◆ DIRECTION: Only the pictures are omitted; repeat all other data exactly.

+++ PROVIDED MATERIAL

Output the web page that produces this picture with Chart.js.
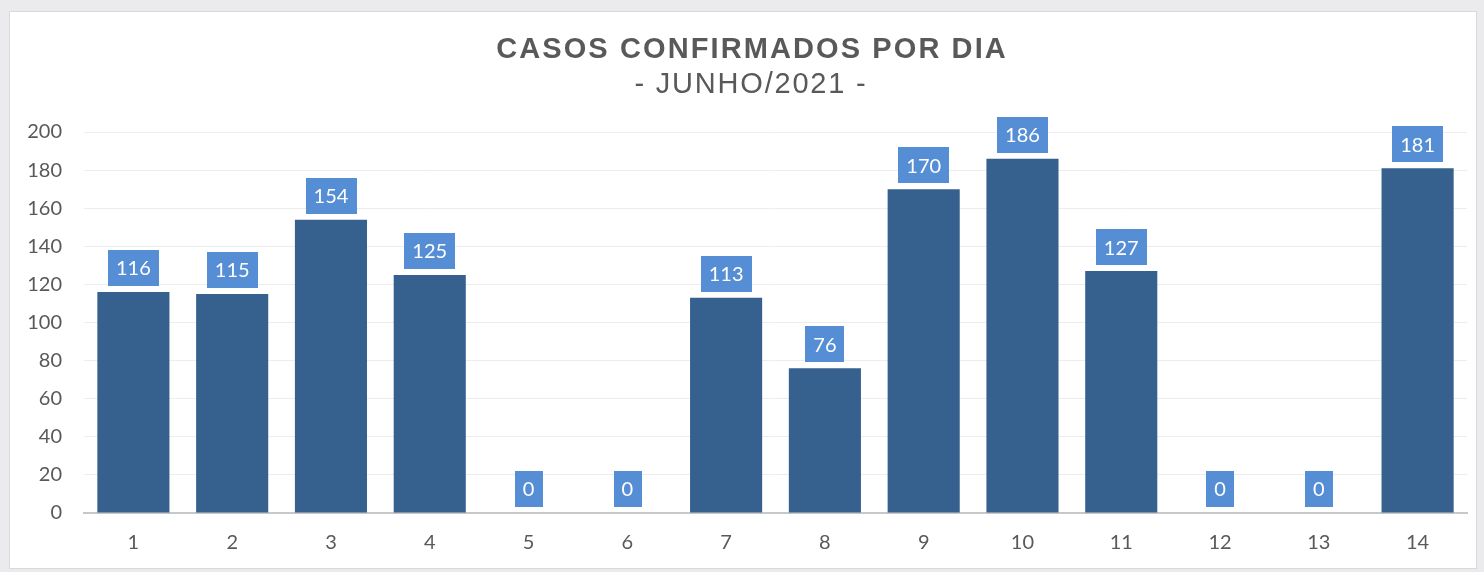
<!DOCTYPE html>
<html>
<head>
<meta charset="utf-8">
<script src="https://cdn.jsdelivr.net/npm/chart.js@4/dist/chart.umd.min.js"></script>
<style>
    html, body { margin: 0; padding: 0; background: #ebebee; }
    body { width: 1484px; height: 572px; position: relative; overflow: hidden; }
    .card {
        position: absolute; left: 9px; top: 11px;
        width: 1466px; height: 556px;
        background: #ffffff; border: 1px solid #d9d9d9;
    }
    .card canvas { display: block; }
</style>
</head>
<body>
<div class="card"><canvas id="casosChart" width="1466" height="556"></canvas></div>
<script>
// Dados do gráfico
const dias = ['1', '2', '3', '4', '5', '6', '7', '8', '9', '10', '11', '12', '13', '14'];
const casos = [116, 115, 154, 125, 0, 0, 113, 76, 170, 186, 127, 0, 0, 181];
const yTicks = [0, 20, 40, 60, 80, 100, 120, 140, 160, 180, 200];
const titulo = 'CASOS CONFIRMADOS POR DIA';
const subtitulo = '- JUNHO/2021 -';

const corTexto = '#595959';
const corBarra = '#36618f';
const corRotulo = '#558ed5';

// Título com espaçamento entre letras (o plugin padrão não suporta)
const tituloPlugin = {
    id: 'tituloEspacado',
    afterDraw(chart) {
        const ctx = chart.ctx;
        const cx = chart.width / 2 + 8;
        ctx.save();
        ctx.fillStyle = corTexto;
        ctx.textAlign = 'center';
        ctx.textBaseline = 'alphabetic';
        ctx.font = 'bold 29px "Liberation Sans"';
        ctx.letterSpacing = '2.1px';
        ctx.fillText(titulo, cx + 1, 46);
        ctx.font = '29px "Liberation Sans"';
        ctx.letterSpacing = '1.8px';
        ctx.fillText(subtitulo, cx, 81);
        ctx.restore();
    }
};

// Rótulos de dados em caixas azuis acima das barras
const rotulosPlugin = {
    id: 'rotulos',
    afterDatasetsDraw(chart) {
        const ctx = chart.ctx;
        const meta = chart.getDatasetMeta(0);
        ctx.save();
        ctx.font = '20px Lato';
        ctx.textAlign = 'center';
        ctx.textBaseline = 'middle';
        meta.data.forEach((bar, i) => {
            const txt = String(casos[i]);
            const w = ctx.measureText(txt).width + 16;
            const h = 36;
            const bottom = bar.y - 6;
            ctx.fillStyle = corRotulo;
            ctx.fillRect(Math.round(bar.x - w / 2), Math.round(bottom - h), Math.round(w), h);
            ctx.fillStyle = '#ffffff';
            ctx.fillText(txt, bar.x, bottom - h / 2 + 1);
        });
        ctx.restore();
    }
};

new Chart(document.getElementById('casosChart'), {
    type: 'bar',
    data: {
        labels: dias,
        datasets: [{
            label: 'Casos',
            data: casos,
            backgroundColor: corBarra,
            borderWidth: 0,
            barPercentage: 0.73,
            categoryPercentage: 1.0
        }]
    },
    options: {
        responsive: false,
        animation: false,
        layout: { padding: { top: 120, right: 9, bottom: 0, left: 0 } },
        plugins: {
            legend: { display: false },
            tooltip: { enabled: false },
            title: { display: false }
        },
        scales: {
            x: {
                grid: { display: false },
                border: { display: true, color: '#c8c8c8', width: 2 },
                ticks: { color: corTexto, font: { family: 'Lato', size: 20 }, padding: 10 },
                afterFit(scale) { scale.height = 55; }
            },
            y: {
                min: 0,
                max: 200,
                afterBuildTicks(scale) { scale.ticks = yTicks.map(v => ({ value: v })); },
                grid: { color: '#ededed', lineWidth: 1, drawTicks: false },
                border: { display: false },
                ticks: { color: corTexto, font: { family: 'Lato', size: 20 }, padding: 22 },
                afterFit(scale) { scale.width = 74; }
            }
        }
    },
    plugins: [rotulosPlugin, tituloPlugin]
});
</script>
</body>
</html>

++++++

◆ SOLUTION FOR THIS EXERCISE:
Output the web page that produces this picture with Chart.js.
<!DOCTYPE html>
<html>
<head>
<meta charset="utf-8">
<script src="https://cdn.jsdelivr.net/npm/chart.js@4/dist/chart.umd.min.js"></script>
<style>
    html, body { margin: 0; padding: 0; background: #ebebee; }
    body { width: 1484px; height: 572px; position: relative; overflow: hidden; }
    .card {
        position: absolute; left: 9px; top: 11px;
        width: 1466px; height: 556px;
        background: #ffffff; border: 1px solid #d9d9d9;
    }
    .card canvas { display: block; }
</style>
</head>
<body>
<div class="card"><canvas id="casosChart" width="1466" height="556"></canvas></div>
<script>
// Dados do gráfico
const dias = ['1', '2', '3', '4', '5', '6', '7', '8', '9', '10', '11', '12', '13', '14'];
const casos = [116, 115, 154, 125, 0, 0, 113, 76, 170, 186, 127, 0, 0, 181];
const yTicks = [0, 20, 40, 60, 80, 100, 120, 140, 160, 180, 200];
const titulo = 'CASOS CONFIRMADOS POR DIA';
const subtitulo = '- JUNHO/2021 -';

const corTexto = '#595959';
const corBarra = '#36618f';
const corRotulo = '#558ed5';

// Título com espaçamento entre letras (o plugin padrão não suporta)
const tituloPlugin = {
    id: 'tituloEspacado',
    afterDraw(chart) {
        const ctx = chart.ctx;
        const cx = chart.width / 2 + 8;
        ctx.save();
        ctx.fillStyle = corTexto;
        ctx.textAlign = 'center';
        ctx.textBaseline = 'alphabetic';
        ctx.font = 'bold 29px "Liberation Sans"';
        ctx.letterSpacing = '2.1px';
        ctx.fillText(titulo, cx + 1, 46);
        ctx.font = '29px "Liberation Sans"';
        ctx.letterSpacing = '1.8px';
        ctx.fillText(subtitulo, cx, 81);
        ctx.restore();
    }
};

// Rótulos de dados em caixas azuis acima das barras
const rotulosPlugin = {
    id: 'rotulos',
    afterDatasetsDraw(chart) {
        const ctx = chart.ctx;
        const meta = chart.getDatasetMeta(0);
        ctx.save();
        ctx.font = '20px Lato';
        ctx.textAlign = 'center';
        ctx.textBaseline = 'middle';
        meta.data.forEach((bar, i) => {
            const txt = String(casos[i]);
            const w = ctx.measureText(txt).width + 16;
            const h = 36;
            const bottom = bar.y - 6;
            ctx.fillStyle = corRotulo;
            ctx.fillRect(Math.round(bar.x - w / 2), Math.round(bottom - h), Math.round(w), h);
            ctx.fillStyle = '#ffffff';
            ctx.fillText(txt, bar.x, bottom - h / 2 + 1);
        });
        ctx.restore();
    }
};

new Chart(document.getElementById('casosChart'), {
    type: 'bar',
    data: {
        labels: dias,
        datasets: [{
            label: 'Casos',
            data: casos,
            backgroundColor: corBarra,
            borderWidth: 0,
            barPercentage: 0.73,
            categoryPercentage: 1.0
        }]
    },
    options: {
        responsive: false,
        animation: false,
        layout: { padding: { top: 120, right: 9, bottom: 0, left: 0 } },
        plugins: {
            legend: { display: false },
            tooltip: { enabled: false },
            title: { display: false }
        },
        scales: {
            x: {
                grid: { display: false },
                border: { display: true, color: '#c8c8c8', width: 2 },
                ticks: { color: corTexto, font: { family: 'Lato', size: 20 }, padding: 10 },
                afterFit(scale) { scale.height = 55; }
            },
            y: {
                min: 0,
                max: 200,
                afterBuildTicks(scale) { scale.ticks = yTicks.map(v => ({ value: v })); },
                grid: { color: '#ededed', lineWidth: 1, drawTicks: false },
                border: { display: false },
                ticks: { color: corTexto, font: { family: 'Lato', size: 20 }, padding: 22 },
                afterFit(scale) { scale.width = 74; }
            }
        }
    },
    plugins: [rotulosPlugin, tituloPlugin]
});
</script>
</body>
</html>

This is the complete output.